What you are asked to do =
Reproduce nothing but the lines from the start of the material through the line that includes "const xAxisTitle = '2 θ';", both ends included, and omit every picture.

+---+

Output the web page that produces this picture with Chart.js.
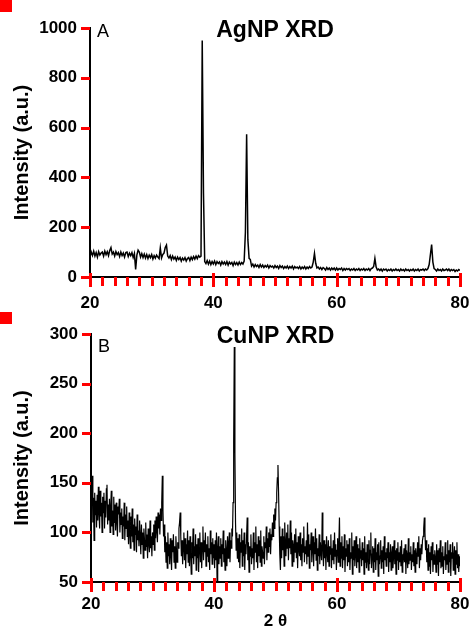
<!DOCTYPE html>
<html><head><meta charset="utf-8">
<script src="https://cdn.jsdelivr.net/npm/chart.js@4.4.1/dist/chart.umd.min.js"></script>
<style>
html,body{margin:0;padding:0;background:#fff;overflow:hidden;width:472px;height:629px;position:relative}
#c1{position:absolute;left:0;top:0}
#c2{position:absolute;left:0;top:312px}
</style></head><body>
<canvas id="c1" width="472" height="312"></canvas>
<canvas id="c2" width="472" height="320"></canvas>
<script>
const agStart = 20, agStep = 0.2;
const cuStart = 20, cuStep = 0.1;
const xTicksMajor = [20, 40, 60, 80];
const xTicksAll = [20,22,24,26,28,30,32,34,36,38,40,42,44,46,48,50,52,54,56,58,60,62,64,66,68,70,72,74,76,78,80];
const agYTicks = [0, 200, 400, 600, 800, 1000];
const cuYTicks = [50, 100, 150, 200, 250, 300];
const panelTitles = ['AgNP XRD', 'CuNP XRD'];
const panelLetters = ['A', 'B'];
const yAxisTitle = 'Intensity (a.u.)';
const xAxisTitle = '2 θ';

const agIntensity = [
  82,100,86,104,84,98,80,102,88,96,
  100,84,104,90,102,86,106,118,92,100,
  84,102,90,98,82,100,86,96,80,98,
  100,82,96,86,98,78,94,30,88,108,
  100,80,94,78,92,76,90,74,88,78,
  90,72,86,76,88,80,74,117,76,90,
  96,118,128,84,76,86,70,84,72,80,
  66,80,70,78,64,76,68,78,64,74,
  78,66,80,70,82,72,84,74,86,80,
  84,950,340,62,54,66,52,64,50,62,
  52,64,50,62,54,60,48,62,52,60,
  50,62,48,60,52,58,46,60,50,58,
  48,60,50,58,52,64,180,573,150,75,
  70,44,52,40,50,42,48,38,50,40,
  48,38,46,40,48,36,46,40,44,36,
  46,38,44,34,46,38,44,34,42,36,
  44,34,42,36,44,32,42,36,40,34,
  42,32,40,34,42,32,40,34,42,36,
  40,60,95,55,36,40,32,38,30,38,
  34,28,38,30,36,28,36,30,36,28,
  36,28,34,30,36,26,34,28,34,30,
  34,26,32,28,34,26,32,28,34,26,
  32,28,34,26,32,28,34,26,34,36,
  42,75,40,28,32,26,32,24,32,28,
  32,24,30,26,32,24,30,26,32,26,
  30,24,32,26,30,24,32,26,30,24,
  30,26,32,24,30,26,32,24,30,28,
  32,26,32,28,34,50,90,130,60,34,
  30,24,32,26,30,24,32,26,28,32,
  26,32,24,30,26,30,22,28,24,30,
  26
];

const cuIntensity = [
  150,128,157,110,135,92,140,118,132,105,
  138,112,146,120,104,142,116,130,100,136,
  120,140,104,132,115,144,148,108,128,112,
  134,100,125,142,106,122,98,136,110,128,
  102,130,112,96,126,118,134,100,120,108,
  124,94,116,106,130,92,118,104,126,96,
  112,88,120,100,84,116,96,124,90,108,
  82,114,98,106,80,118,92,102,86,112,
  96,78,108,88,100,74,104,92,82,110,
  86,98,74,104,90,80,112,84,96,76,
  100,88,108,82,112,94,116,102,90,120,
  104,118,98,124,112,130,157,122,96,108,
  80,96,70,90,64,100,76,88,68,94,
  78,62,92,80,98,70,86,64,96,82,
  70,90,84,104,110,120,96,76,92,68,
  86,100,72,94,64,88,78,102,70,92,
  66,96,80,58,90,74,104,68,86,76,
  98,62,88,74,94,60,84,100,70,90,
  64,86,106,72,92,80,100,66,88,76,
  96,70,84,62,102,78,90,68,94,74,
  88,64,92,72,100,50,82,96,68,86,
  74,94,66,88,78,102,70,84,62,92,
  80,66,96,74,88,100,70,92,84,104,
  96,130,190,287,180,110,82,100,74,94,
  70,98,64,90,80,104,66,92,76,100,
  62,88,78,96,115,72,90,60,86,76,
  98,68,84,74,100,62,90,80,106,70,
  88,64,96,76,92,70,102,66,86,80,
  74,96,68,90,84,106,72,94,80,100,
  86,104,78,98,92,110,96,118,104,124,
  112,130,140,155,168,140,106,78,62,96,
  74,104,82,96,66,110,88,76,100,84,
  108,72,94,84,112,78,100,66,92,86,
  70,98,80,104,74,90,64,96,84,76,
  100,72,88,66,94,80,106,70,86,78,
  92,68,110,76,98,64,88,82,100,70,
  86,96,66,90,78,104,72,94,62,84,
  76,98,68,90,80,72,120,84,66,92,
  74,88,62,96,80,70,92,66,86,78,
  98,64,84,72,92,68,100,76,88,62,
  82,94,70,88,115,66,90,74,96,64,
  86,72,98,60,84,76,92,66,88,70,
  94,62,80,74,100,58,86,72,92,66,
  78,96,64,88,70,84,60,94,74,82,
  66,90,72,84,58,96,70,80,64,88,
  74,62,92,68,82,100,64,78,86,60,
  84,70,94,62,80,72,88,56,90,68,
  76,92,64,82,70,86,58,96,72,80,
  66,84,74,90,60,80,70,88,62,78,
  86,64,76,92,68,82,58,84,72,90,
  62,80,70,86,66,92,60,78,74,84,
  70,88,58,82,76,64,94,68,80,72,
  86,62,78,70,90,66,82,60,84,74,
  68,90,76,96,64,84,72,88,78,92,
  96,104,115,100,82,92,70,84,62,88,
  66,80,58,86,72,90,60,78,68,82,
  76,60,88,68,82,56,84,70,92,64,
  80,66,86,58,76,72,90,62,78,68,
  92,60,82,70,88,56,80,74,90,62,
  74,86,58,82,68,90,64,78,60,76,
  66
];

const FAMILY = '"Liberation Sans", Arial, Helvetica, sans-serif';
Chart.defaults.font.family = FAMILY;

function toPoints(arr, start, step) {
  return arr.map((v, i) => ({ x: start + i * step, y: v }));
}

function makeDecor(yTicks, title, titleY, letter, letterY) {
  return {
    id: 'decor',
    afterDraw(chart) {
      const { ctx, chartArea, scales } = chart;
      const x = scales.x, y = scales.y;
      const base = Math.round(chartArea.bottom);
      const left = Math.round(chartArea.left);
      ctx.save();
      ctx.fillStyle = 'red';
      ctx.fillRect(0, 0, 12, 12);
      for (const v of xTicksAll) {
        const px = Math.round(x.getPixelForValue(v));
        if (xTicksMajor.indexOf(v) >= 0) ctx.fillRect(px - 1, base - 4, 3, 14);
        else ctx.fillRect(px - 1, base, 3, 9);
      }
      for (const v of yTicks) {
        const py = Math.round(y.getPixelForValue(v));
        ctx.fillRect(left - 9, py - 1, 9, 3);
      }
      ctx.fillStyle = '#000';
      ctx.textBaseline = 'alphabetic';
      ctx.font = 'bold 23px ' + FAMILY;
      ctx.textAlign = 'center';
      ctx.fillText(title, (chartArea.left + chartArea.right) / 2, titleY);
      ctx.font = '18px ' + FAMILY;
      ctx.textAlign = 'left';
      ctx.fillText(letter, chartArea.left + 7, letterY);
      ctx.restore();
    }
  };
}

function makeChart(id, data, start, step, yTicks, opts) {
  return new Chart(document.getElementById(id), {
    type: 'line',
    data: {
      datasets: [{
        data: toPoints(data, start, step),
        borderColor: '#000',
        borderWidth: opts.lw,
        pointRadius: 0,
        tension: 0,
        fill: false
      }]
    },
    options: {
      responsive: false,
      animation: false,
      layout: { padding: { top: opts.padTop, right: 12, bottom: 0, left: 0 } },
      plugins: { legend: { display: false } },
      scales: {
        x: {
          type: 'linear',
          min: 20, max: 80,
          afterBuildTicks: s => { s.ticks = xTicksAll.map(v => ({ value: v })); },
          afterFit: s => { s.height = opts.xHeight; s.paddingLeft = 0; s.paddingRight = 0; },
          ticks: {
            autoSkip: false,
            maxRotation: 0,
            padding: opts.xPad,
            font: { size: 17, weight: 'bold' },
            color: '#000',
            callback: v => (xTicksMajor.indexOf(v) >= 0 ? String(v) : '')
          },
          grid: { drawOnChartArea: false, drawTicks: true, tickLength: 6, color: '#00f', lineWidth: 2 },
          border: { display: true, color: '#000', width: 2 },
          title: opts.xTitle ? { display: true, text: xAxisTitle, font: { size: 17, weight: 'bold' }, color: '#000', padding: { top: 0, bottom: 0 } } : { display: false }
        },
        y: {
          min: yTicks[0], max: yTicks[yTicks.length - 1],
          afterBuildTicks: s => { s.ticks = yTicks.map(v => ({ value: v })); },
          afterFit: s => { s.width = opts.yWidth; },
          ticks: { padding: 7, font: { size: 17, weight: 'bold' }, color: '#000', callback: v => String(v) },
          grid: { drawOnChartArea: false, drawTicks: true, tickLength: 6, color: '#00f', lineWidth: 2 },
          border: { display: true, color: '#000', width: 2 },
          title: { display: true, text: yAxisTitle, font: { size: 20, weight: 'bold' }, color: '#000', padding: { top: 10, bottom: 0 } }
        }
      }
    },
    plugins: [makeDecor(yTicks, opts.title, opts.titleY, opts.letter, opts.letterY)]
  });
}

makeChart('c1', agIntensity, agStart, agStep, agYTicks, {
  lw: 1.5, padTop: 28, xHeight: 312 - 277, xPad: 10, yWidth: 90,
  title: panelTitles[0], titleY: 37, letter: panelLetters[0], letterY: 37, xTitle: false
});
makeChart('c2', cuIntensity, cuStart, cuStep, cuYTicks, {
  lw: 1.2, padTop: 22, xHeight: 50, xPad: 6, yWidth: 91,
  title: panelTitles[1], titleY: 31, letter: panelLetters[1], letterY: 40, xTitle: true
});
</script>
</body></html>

+---+

Solution to this problem =
Output the web page that produces this picture with Chart.js.
<!DOCTYPE html>
<html><head><meta charset="utf-8">
<script src="https://cdn.jsdelivr.net/npm/chart.js@4.4.1/dist/chart.umd.min.js"></script>
<style>
html,body{margin:0;padding:0;background:#fff;overflow:hidden;width:472px;height:629px;position:relative}
#c1{position:absolute;left:0;top:0}
#c2{position:absolute;left:0;top:312px}
</style></head><body>
<canvas id="c1" width="472" height="312"></canvas>
<canvas id="c2" width="472" height="320"></canvas>
<script>
const agStart = 20, agStep = 0.2;
const cuStart = 20, cuStep = 0.1;
const xTicksMajor = [20, 40, 60, 80];
const xTicksAll = [20,22,24,26,28,30,32,34,36,38,40,42,44,46,48,50,52,54,56,58,60,62,64,66,68,70,72,74,76,78,80];
const agYTicks = [0, 200, 400, 600, 800, 1000];
const cuYTicks = [50, 100, 150, 200, 250, 300];
const panelTitles = ['AgNP XRD', 'CuNP XRD'];
const panelLetters = ['A', 'B'];
const yAxisTitle = 'Intensity (a.u.)';
const xAxisTitle = '2 θ';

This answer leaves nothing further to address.